The dialogue on quarterback Sam Bradford has largely been focused on his left knee, the one that has suffered two ACL injuries and made his career a medical question mark. Bradford, as you no doubt know, has been on the field every day during the Eagles' Organized Team Activities and has increased his workload at the prescribed pace, with no setbacks.
No specific timetable for the "all clear" proclamation has been established, but the Eagles say they are pleased with his progress. So we'll back off the questions about Bradford's health, if only for a minute or two.
I'd like to tell you what I see watching Bradford play the position and what I know from the Eagles about Bradford and how he fits into this offense. While most of the focus has been on his health, and that's understandable, I've also spent a lot of time asking around about Bradford as a quarterback and combining that information with what he's shown on the field.
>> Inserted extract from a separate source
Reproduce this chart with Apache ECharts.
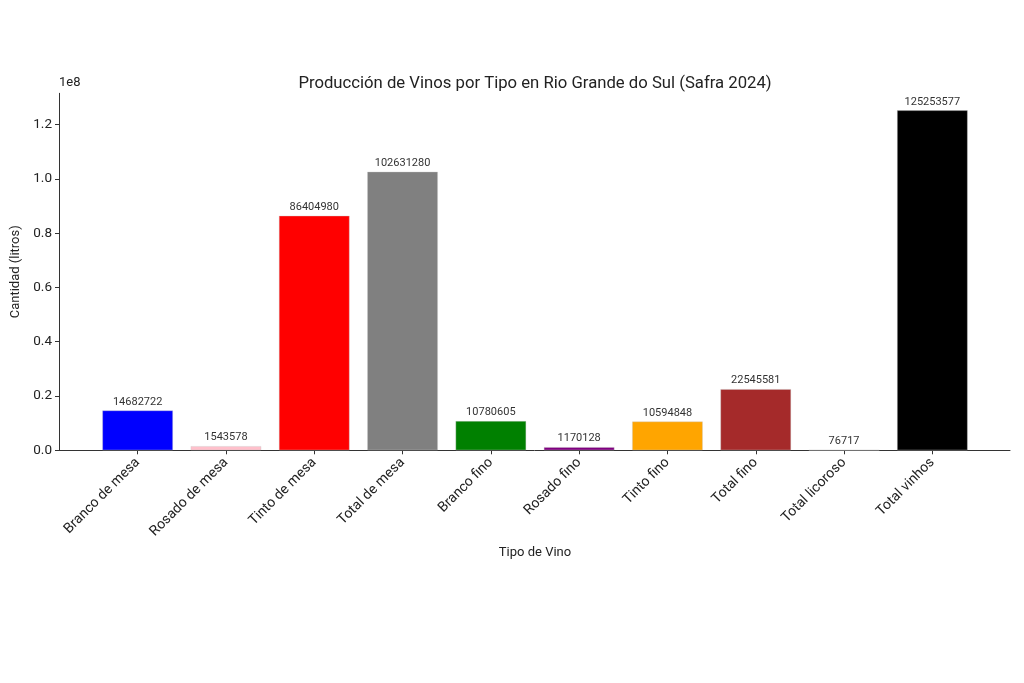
<!DOCTYPE html>
<html>
<head>
<meta charset="utf-8">
<script src="https://cdn.jsdelivr.net/npm/echarts@6/dist/echarts.min.js"></script>
<style>
  html, body { margin: 0; padding: 0; background: #fff; }
  #chart { width: 1024px; height: 683px; }
</style>
</head>
<body>
<div id="chart"></div>
<script>
// Wine production by type, Rio Grande do Sul (harvest 2024)
var categories = ['Branco de mesa', 'Rosado de mesa', 'Tinto de mesa', 'Total de mesa',
    'Branco fino', 'Rosado fino', 'Tinto fino', 'Total fino', 'Total licoroso', 'Total vinhos'];
var litros = [14682722, 1543578, 86404980, 102631280, 10780605, 1170128, 10594848, 22545581, 76717, 125253577];
var barColors = ['#0000ff', '#ffc0cb', '#ff0000', '#808080', '#008000', '#800080', '#ffa500', '#a52a2a', '#d2b48c', '#000000'];
var yTicks = [0, 20000000, 40000000, 60000000, 80000000, 100000000, 120000000];

var FONT = 'Roboto';
var yMax = 131516256;

var chart = echarts.init(document.getElementById('chart'));

chart.setOption({
    animation: false,
    backgroundColor: '#fff',
    textStyle: { fontFamily: FONT },
    title: {
        text: 'Producción de Vinos por Tipo en Rio Grande do Sul (Safra 2024)',
        left: 530, top: 70, textAlign: 'center',
        textStyle: { fontFamily: FONT, fontSize: 16.7, fontWeight: 'normal', color: '#222' }
    },
    grid: [
        // bars: matplotlib-style margins inside the axis
        { left: 93.5, right: 47.5, top: 93.3, bottom: 232.7 },
        // full axes frame: spines and y labels
        { left: 59, right: 14, top: 93.3, bottom: 232.7 }
    ],
    xAxis: [{
        gridIndex: 0,
        type: 'category',
        data: categories,
        axisLine: { show: false },
        axisTick: { show: true, alignWithLabel: true, length: 4, lineStyle: { color: '#333' } },
        axisLabel: { rotate: 45, fontSize: 14, color: '#222', margin: 10, interval: 0 },
        name: 'Tipo de Vino',
        nameLocation: 'middle',
        nameGap: 96,
        nameTextStyle: { fontSize: 13, color: '#222' }
    }, {
        gridIndex: 1,
        type: 'value',
        min: 0, max: 1,
        axisLine: { show: true, lineStyle: { color: '#333', width: 1 } },
        axisTick: { show: false },
        axisLabel: { show: false },
        splitLine: { show: false }
    }],
    yAxis: [{
        gridIndex: 0,
        type: 'value',
        min: 0, max: yMax,
        show: false
    }, {
        gridIndex: 1,
        type: 'value',
        min: 0, max: yMax,
        axisLine: { show: true, lineStyle: { color: '#333', width: 1 } },
        axisTick: { show: true, length: 4, customValues: yTicks, lineStyle: { color: '#333' } },
        axisLabel: {
            fontSize: 13.5, color: '#222', margin: 7,
            customValues: yTicks,
            formatter: function(v) { return (v / 1e8).toFixed(1); }
        },
        splitLine: { show: false },
        name: 'Cantidad (litros)',
        nameLocation: 'middle',
        nameGap: 36,
        nameTextStyle: { fontSize: 13, color: '#222' }
    }],
    graphic: [{
        type: 'text',
        left: 59, top: 76,
        style: { text: '1e8', font: '13px ' + FONT, fill: '#222' }
    }],
    series: [{
        type: 'bar',
        xAxisIndex: 0,
        yAxisIndex: 0,
        barWidth: '80%',
        data: litros.map(function(v, i) {
            return { value: v, itemStyle: { color: barColors[i], borderColor: 'rgba(200,200,200,0.6)', borderWidth: 0.6 } };
        }),
        label: {
            show: true,
            position: 'top',
            distance: 3,
            fontSize: 11,
            color: '#333',
            formatter: function(p) { return String(p.value); }
        }
    }]
});
</script>
</body>
</html>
It's an exciting outlook. The Eagles made the deal to acquire Bradford from St. Louis on March 10 when they dealt quarterback Nick Foles, a second-round draft pick in 2016 and a swap of draft picks in 2015 (St. Louis took offensive tackle Andrew Donnal with the 119th overall pick, which originally belonged to the Eagles, and the Eagles traded the 145th pick, which originally belonged to St. Louis, to move up in the second round to take cornerback Eric Rowe) in a blockbuster, shake-the-earth trade.
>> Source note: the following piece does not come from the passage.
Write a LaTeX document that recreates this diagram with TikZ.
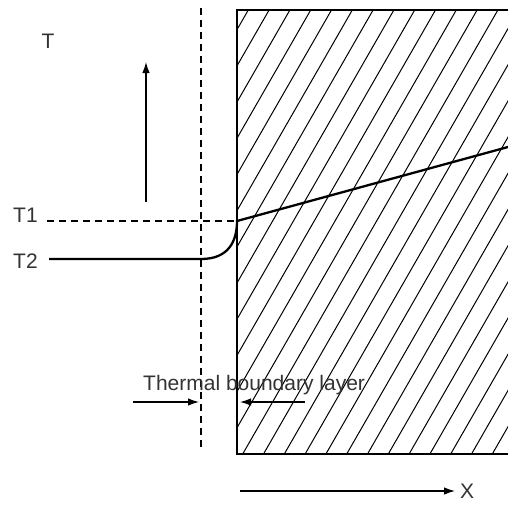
\documentclass[tikz,border=0pt]{standalone}
\usepackage{fontspec}
\setmainfont{Liberation Sans}
\usetikzlibrary{arrows.meta,calc,positioning}

\begin{document}
\begin{tikzpicture}[x=1pt,y=-1pt,>={Latex[length=11pt,width=7.5pt]}]
  \tikzset{
    lbl/.style={text=black!80,font=\fontsize{21}{24}\selectfont,inner sep=0pt},
    bldash/.style={line width=1.1pt,dash pattern=on 7pt off 5pt},
    arr/.style={->,line width=1.2pt}
  }
  \useasboundingbox (0,0) rectangle (508,504);

  % Wall with hatching
  \coordinate (WT) at (237,10);
  \coordinate (WB) at (237,454);
  \coordinate (WTR) at (510,10);
  \coordinate (WBR) at (510,454);
  \begin{scope}
    \clip (WT) rectangle (WBR);
    \foreach \k in {-1,...,25}
      \draw[line width=1pt] ({248.3+20.8*\k},10) -- ({248.3+20.8*\k-255.2},454);
  \end{scope}
  \draw[line width=2.6pt] (WTR) -- (WT) -- (WB) -- (WBR);

  % Edge of the boundary layer
  \coordinate (BLtop) at (201,8);
  \coordinate (BLbot) at (201,449);
  \draw[bldash] (BLtop) -- (BLbot);

  % Temperature axis
  \node[lbl] (T) at (48,41) {T};
  \coordinate (up0) at (146,202);
  \coordinate (up1) at (146,62);
  \draw[arr] (up0) -- (up1);

  % Temperatures at the wall and in the fluid
  \node[lbl,anchor=base west] (T1) at (13,222) {T1};
  \node[lbl,anchor=base west] (T2) at (13,268) {T2};
  \coordinate (S) at (237,221);
  \coordinate (d1) at (47,221);
  \draw[bldash] (d1) -- (S);

  % Temperature profile
  \coordinate (f0) at (49,259);
  \coordinate (f1) at (201,259);
  \coordinate (end) at (508,147);
  \draw[line width=2.3pt] (f0) -- (f1) .. controls (228,259) and (237,242) .. (S) -- (end);

  % Thermal boundary layer
  \node[lbl,anchor=base west] (tbl) at (143,390) {Thermal boundary layer};
  \coordinate (a0) at (133,402);
  \coordinate (a1) at (199,402);
  \coordinate (b0) at (305,402);
  \coordinate (b1) at (240,402);
  \draw[arr] (a0) -- (a1);
  \draw[arr] (b0) -- (b1);

  % Distance from the wall
  \coordinate (x0) at (240,491);
  \coordinate (x1) at (455,491);
  \draw[arr] (x0) -- (x1);
  \node[lbl,anchor=west] (X) at (460,491) {X};
\end{tikzpicture}
\end{document}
And the Eagles aren't the least bit disappointed with what they've seen from Bradford.
The former No. 1 overall selection in the 2010 NFL draft throws a beautiful football. He's got touch, accuracy and zip on his passes. At 6 feet 4, Bradford is plenty tall enough to see over the line of scrimmage. He gets the football out of his hands quickly and he can make all every throw. Bradford, in this OTAs, looks the part of a franchise quarterback, a blue-chip talent.
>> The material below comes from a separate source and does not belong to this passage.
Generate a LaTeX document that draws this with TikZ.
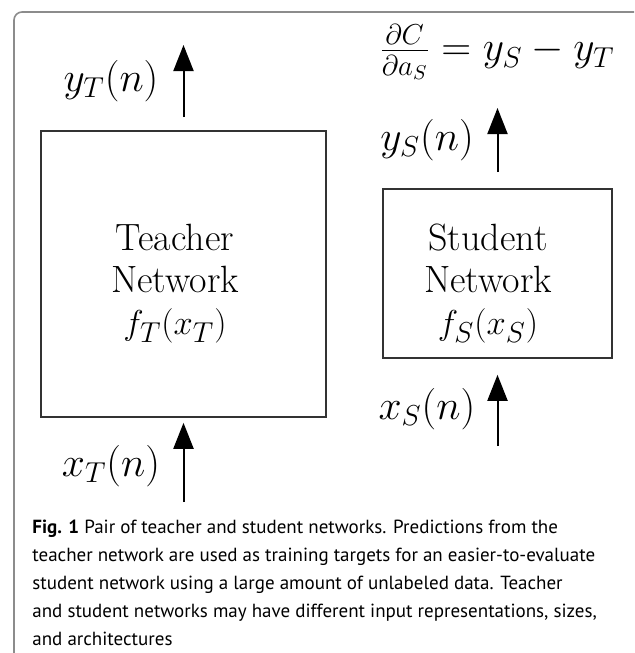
\documentclass[tikz,border=0pt]{standalone}
\usepackage{fontspec}
\newfontfamily\capfont{PT Sans}
\usetikzlibrary{arrows.meta}
\begin{document}
\begin{tikzpicture}[x=0.5pt,y=-0.5pt,
  netbox/.style={draw=boxline, line width=0.8pt},
  nettext/.style={align=center, font=\fontsize{19}{21}\selectfont},
  sig/.style={line width=1pt, -{Triangle[length=13pt,width=10pt]}},
  siglabel/.style={font=\fontsize{19.3}{21}\selectfont}]
\definecolor{boxline}{HTML}{333333}
\definecolor{framegray}{HTML}{8C8C8C}
\useasboundingbox (0,0) rectangle (634,653);
% frame of the figure
\draw[framegray, line width=0.8pt, rounded corners=4pt] (14,653) -- (14,12) -- (634,12);
% the two networks
\node[netbox, minimum width=142.5pt, minimum height=143pt] (teacher) at (183.5,274) {};
\node[nettext] (teachertxt) at (175,284) {Teacher\\Network\\$f_T(x_T)$};
\node[netbox, minimum width=114.5pt, minimum height=84.5pt] (student) at (497.5,273.5) {};
\node[nettext] (studenttxt) at (488,284) {Student\\Network\\$f_S(x_S)$};
% inputs and outputs
\coordinate (teacherout) at (183.5,45);
\coordinate (teacherin) at (183.5,502);
\coordinate (studentout) at (497.5,108);
\coordinate (studentin) at (497.5,446);
\draw[sig, shorten <=6.5pt] (teacher.north) -- (teacherout);
\draw[sig, shorten >=2.5pt] (teacherin) -- (teacher.south);
\draw[sig, shorten <=8pt] (student.north) -- (studentout);
\draw[sig, shorten >=8pt] (studentin) -- (student.south);
\node[siglabel] (yt) at (111,81) {$y_T(n)$};
\node[siglabel] (xt) at (111,466) {$x_T(n)$};
\node[siglabel] (ys) at (427,140) {$y_S(n)$};
\node[siglabel] (xs) at (427,409) {$x_S(n)$};
\node[siglabel] (grad) at (497,52) {$\frac{\partial C}{\partial a_S} = y_S - y_T$};
% caption
\node[anchor=north west, align=left, inner sep=0pt,
  font=\capfont\fontsize{9.5}{13.9}\selectfont] (caption) at (32,520)
  {\textbf{Fig. 1} Pair of teacher and student networks. Predictions from the\\
   teacher network are used as training targets for an easier-to-evaluate\\
   student network using a large amount of unlabeled data. Teacher\\
   and student networks may have different input representations, sizes,\\
   and architectures};
\end{tikzpicture}
\end{document}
To be fair and objective, the spring is not the time to make any definitive conclusions. Bradford, like every quarterback in the NFL, wears a red jersey on the field. That means DO NOT TOUCH for every defensive player. The amount of contact, incidental or otherwise, is minimal at this time of the year. These sessions are primarily for teaching and learning and repetitions, and so nobody is going overboard on any kind of evaluations based on 10 OTA days on the field.
However, the same size is something upon which to build an opinion of Bradford and, honestly, he looks great. The coaches are very pleased with his progress. He understands the X's and O's and the concepts of the scheme devised by head coach Chip Kelly and offensive coordinator Pat Shurmur. It's a really encouraging start for Bradford.
Of course, we're a long ways away from having a true feel. Bradford needs to continue to improve his leg strength and increase his mobility and get to 100 percent clearance for practice, which hopefully comes prior to or early in training camp. The goal is for Bradford to be full go long before September 14 and the regular season opener in Atlanta.
If and when that happens, we'll scrutinize even more deeply. For now, beyond all of the questions about Bradford's left knee and the brace he wears and the progress he makes on the field, the view here is this: Bradford is a damn fine quarterback. He's got all the skills the Eagles saw as they worked toward a trade with St. Louis. A season of success is ahead in an offense that suits Bradford's skill set very well should all of the health questions have positive answers.